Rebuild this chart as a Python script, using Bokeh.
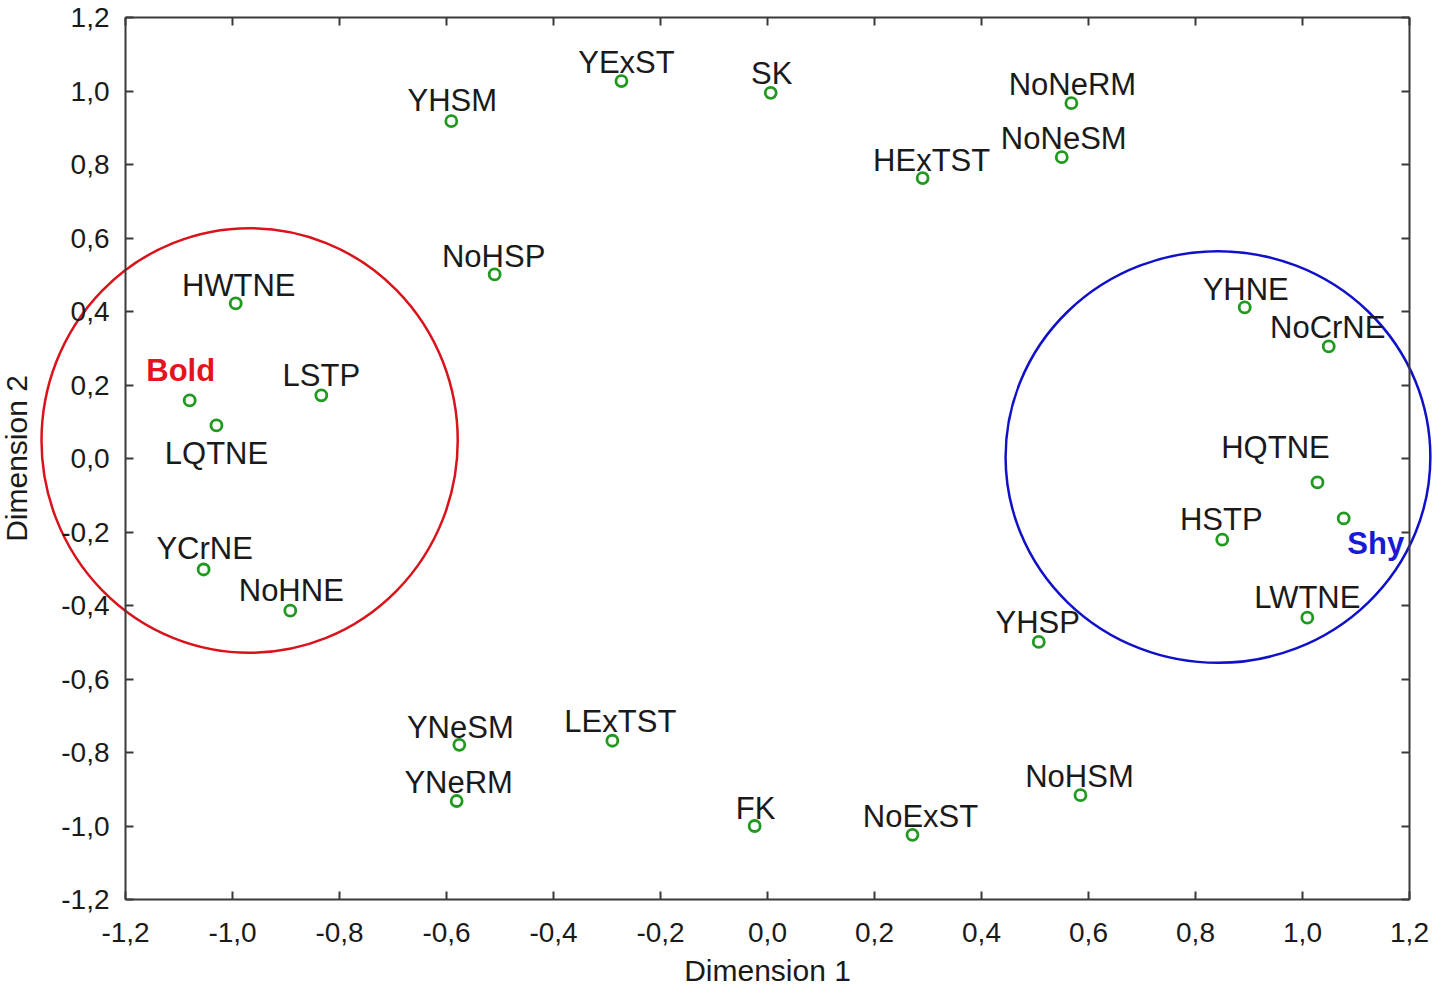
from bokeh.plotting import figure
from bokeh.models import (ColumnDataSource, FixedTicker, CustomJSTickFormatter,
                          LinearAxis, Range1d)
from bokeh.core.properties import value
from bokeh.embed import file_html
from bokeh.resources import INLINE

# ---------------- data ----------------
names = ["YExST", "SK", "YHSM", "NoNeRM", "NoNeSM", "HExTST", "NoHSP", "HWTNE",
         "YHNE", "NoCrNE", "Bold", "LSTP", "LQTNE", "HQTNE", "Shy", "HSTP",
         "YCrNE", "NoHNE", "LWTNE", "YHSP", "LExTST", "YNeSM", "YNeRM",
         "NoHSM", "FK", "NoExST"]
dim1 = [-0.273, 0.006, -0.591, 0.568, 0.550, 0.290, -0.510, -0.994,
        0.892, 1.049, -1.080, -0.834, -1.030, 1.028, 1.077, 0.850,
        -1.054, -0.892, 1.009, 0.507, -0.290, -0.576, -0.581,
        0.585, -0.024, 0.271]
dim2 = [1.027, 0.995, 0.918, 0.967, 0.820, 0.763, 0.501, 0.422,
        0.411, 0.305, 0.158, 0.172, 0.090, -0.065, -0.163, -0.221,
        -0.302, -0.414, -0.433, -0.499, -0.768, -0.779, -0.932,
        -0.916, -1.000, -1.024]

x_ticks = [-1.2, -1.0, -0.8, -0.6, -0.4, -0.2, 0.0, 0.2, 0.4, 0.6, 0.8, 1.0, 1.2]
y_ticks = [-1.2, -1.0, -0.8, -0.6, -0.4, -0.2, 0.0, 0.2, 0.4, 0.6, 0.8, 1.0, 1.2]

group_names = ["Bold", "Shy"]
group_cx = [-0.968, 0.842]
group_cy = [0.049, 0.004]
group_w = [0.778, 0.794]
group_h = [1.156, 1.120]

# ---------------- layout (screen px) ----------------
label_dx = [5, 1, 1, 1, 2, 9, -1, 3, 1, -1, -9, 0, 0, -42, 32, -1,
            1, 1, 0, -1, 8, 1, 2, -1, 1, 8]
label_dy = [-19, -19, -21, -19, -19, -18, -18, -18, -18, -19, -30, -20, 28, -35, 25, -20,
            -21, -20, -20, -19, -19, -17, -19, -19, -18, -18]
group_colors = {"Bold": "#e3151c", "Shy": "#1a1ad6"}
circle_colors = ["#d8131b", "#1010c8"]

colors = [group_colors.get(n, "#1a1a1a") for n in names]
styles = ["bold" if n in group_colors else "normal" for n in names]

FONT = "Liberation Sans"
W, H = 1438, 992
BOX_L, BOX_R, BOX_T, BOX_B = 125, 1409, 17, 899
XMIN, XMAX = x_ticks[0], x_ticks[-1]
YMIN, YMAX = y_ticks[0], y_ticks[-1]
xu = (XMAX - XMIN) / (BOX_R - BOX_L)
yu = (YMAX - YMIN) / (BOX_B - BOX_T)

# frame covers the whole canvas so the group circles are not clipped;
# the plot box is drawn by four axes fixed at the data limits
p = figure(width=W, height=H,
           x_range=Range1d(XMIN - BOX_L * xu, XMAX + (W - BOX_R) * xu),
           y_range=Range1d(YMIN - (H - BOX_B) * yu, YMAX + BOX_T * yu),
           output_backend="svg", toolbar_location=None,
           min_border_left=0, min_border_right=0,
           min_border_top=0, min_border_bottom=0)
p.xgrid.visible = False
p.ygrid.visible = False
p.outline_line_color = None
p.background_fill_color = "white"
p.border_fill_color = "white"

fmt = CustomJSTickFormatter(code="""
var v = Math.abs(tick) < 1e-9 ? 0 : tick;
return v.toFixed(1).replace('.', ',');
""")
blank = CustomJSTickFormatter(code="return '';")

p.add_layout(LinearAxis(), "above")
p.add_layout(LinearAxis(), "right")

for ax in p.xaxis:
    ax.ticker = FixedTicker(ticks=x_ticks)
    ax.bounds = (XMIN, XMAX)
for ax in p.yaxis:
    ax.ticker = FixedTicker(ticks=y_ticks)
    ax.bounds = (YMIN, YMAX)

for ax in list(p.xaxis) + list(p.yaxis):
    ax.formatter = fmt
    ax.axis_line_color = "#3a3a3a"
    ax.axis_line_width = 2
    ax.major_tick_line_color = "#3a3a3a"
    ax.major_tick_line_width = 2
    ax.major_tick_in = 8
    ax.major_tick_out = 0
    ax.minor_tick_line_color = None
    ax.major_label_text_font = FONT
    ax.major_label_text_font_size = "28px"
    ax.major_label_text_color = "#1a1a1a"
    ax.axis_label_text_font = FONT
    ax.axis_label_text_font_size = "30px"
    ax.axis_label_text_font_style = "normal"
    ax.axis_label_text_color = "#1a1a1a"

top = p.above[0]
top.fixed_location = YMAX
top.formatter = blank
right = p.right[0]
right.fixed_location = XMAX
right.formatter = blank

bottom = p.below[0]
bottom.fixed_location = YMIN
bottom.axis_label = "Dimension 1"
bottom.major_label_standoff = 23
bottom.axis_label_standoff = 9
left = p.left[0]
left.fixed_location = XMIN
left.axis_label = "Dimension 2"
left.major_label_standoff = 16
left.axis_label_standoff = 25

# group circles
p.ellipse(x=group_cx, y=group_cy, width=group_w, height=group_h,
          fill_color=None, line_color=circle_colors, line_width=2.5)

src = ColumnDataSource(dict(x=dim1, y=dim2, name=names, dx=label_dx, dy=label_dy,
                            color=colors, style=styles))

p.scatter("x", "y", source=src, marker="circle", size=11, fill_color=None,
          line_color="#1f9a1f", line_width=2.8)

p.text("x", "y", text="name", source=src, x_offset="dx", y_offset="dy",
       text_align="center", text_baseline="middle",
       text_font=value(FONT), text_font_size="31px",
       text_color="color", text_font_style="style")

open("out.html", "w").write(file_html(p, INLINE))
************
■ What needs to be done ■
The data above needs to be retyped exactly, with the images left out.

■ Response below ■
Rebuild this chart as a Python script, using Bokeh.
from bokeh.plotting import figure
from bokeh.models import (ColumnDataSource, FixedTicker, CustomJSTickFormatter,
                          LinearAxis, Range1d)
from bokeh.core.properties import value
from bokeh.embed import file_html
from bokeh.resources import INLINE

# ---------------- data ----------------
names = ["YExST", "SK", "YHSM", "NoNeRM", "NoNeSM", "HExTST", "NoHSP", "HWTNE",
         "YHNE", "NoCrNE", "Bold", "LSTP", "LQTNE", "HQTNE", "Shy", "HSTP",
         "YCrNE", "NoHNE", "LWTNE", "YHSP", "LExTST", "YNeSM", "YNeRM",
         "NoHSM", "FK", "NoExST"]
dim1 = [-0.273, 0.006, -0.591, 0.568, 0.550, 0.290, -0.510, -0.994,
        0.892, 1.049, -1.080, -0.834, -1.030, 1.028, 1.077, 0.850,
        -1.054, -0.892, 1.009, 0.507, -0.290, -0.576, -0.581,
        0.585, -0.024, 0.271]
dim2 = [1.027, 0.995, 0.918, 0.967, 0.820, 0.763, 0.501, 0.422,
        0.411, 0.305, 0.158, 0.172, 0.090, -0.065, -0.163, -0.221,
        -0.302, -0.414, -0.433, -0.499, -0.768, -0.779, -0.932,
        -0.916, -1.000, -1.024]

x_ticks = [-1.2, -1.0, -0.8, -0.6, -0.4, -0.2, 0.0, 0.2, 0.4, 0.6, 0.8, 1.0, 1.2]
y_ticks = [-1.2, -1.0, -0.8, -0.6, -0.4, -0.2, 0.0, 0.2, 0.4, 0.6, 0.8, 1.0, 1.2]

group_names = ["Bold", "Shy"]
group_cx = [-0.968, 0.842]
group_cy = [0.049, 0.004]
group_w = [0.778, 0.794]
group_h = [1.156, 1.120]

# ---------------- layout (screen px) ----------------
label_dx = [5, 1, 1, 1, 2, 9, -1, 3, 1, -1, -9, 0, 0, -42, 32, -1,
            1, 1, 0, -1, 8, 1, 2, -1, 1, 8]
label_dy = [-19, -19, -21, -19, -19, -18, -18, -18, -18, -19, -30, -20, 28, -35, 25, -20,
            -21, -20, -20, -19, -19, -17, -19, -19, -18, -18]
group_colors = {"Bold": "#e3151c", "Shy": "#1a1ad6"}
circle_colors = ["#d8131b", "#1010c8"]

colors = [group_colors.get(n, "#1a1a1a") for n in names]
styles = ["bold" if n in group_colors else "normal" for n in names]

FONT = "Liberation Sans"
W, H = 1438, 992
BOX_L, BOX_R, BOX_T, BOX_B = 125, 1409, 17, 899
XMIN, XMAX = x_ticks[0], x_ticks[-1]
YMIN, YMAX = y_ticks[0], y_ticks[-1]
xu = (XMAX - XMIN) / (BOX_R - BOX_L)
yu = (YMAX - YMIN) / (BOX_B - BOX_T)

# frame covers the whole canvas so the group circles are not clipped;
# the plot box is drawn by four axes fixed at the data limits
p = figure(width=W, height=H,
           x_range=Range1d(XMIN - BOX_L * xu, XMAX + (W - BOX_R) * xu),
           y_range=Range1d(YMIN - (H - BOX_B) * yu, YMAX + BOX_T * yu),
           output_backend="svg", toolbar_location=None,
           min_border_left=0, min_border_right=0,
           min_border_top=0, min_border_bottom=0)
p.xgrid.visible = False
p.ygrid.visible = False
p.outline_line_color = None
p.background_fill_color = "white"
p.border_fill_color = "white"

fmt = CustomJSTickFormatter(code="""
var v = Math.abs(tick) < 1e-9 ? 0 : tick;
return v.toFixed(1).replace('.', ',');
""")
blank = CustomJSTickFormatter(code="return '';")

p.add_layout(LinearAxis(), "above")
p.add_layout(LinearAxis(), "right")

for ax in p.xaxis:
    ax.ticker = FixedTicker(ticks=x_ticks)
    ax.bounds = (XMIN, XMAX)
for ax in p.yaxis:
    ax.ticker = FixedTicker(ticks=y_ticks)
    ax.bounds = (YMIN, YMAX)

for ax in list(p.xaxis) + list(p.yaxis):
    ax.formatter = fmt
    ax.axis_line_color = "#3a3a3a"
    ax.axis_line_width = 2
    ax.major_tick_line_color = "#3a3a3a"
    ax.major_tick_line_width = 2
    ax.major_tick_in = 8
    ax.major_tick_out = 0
    ax.minor_tick_line_color = None
    ax.major_label_text_font = FONT
    ax.major_label_text_font_size = "28px"
    ax.major_label_text_color = "#1a1a1a"
    ax.axis_label_text_font = FONT
    ax.axis_label_text_font_size = "30px"
    ax.axis_label_text_font_style = "normal"
    ax.axis_label_text_color = "#1a1a1a"

top = p.above[0]
top.fixed_location = YMAX
top.formatter = blank
right = p.right[0]
right.fixed_location = XMAX
right.formatter = blank

bottom = p.below[0]
bottom.fixed_location = YMIN
bottom.axis_label = "Dimension 1"
bottom.major_label_standoff = 23
bottom.axis_label_standoff = 9
left = p.left[0]
left.fixed_location = XMIN
left.axis_label = "Dimension 2"
left.major_label_standoff = 16
left.axis_label_standoff = 25

# group circles
p.ellipse(x=group_cx, y=group_cy, width=group_w, height=group_h,
          fill_color=None, line_color=circle_colors, line_width=2.5)

src = ColumnDataSource(dict(x=dim1, y=dim2, name=names, dx=label_dx, dy=label_dy,
                            color=colors, style=styles))

p.scatter("x", "y", source=src, marker="circle", size=11, fill_color=None,
          line_color="#1f9a1f", line_width=2.8)

p.text("x", "y", text="name", source=src, x_offset="dx", y_offset="dy",
       text_align="center", text_baseline="middle",
       text_font=value(FONT), text_font_size="31px",
       text_color="color", text_font_style="style")

open("out.html", "w").write(file_html(p, INLINE))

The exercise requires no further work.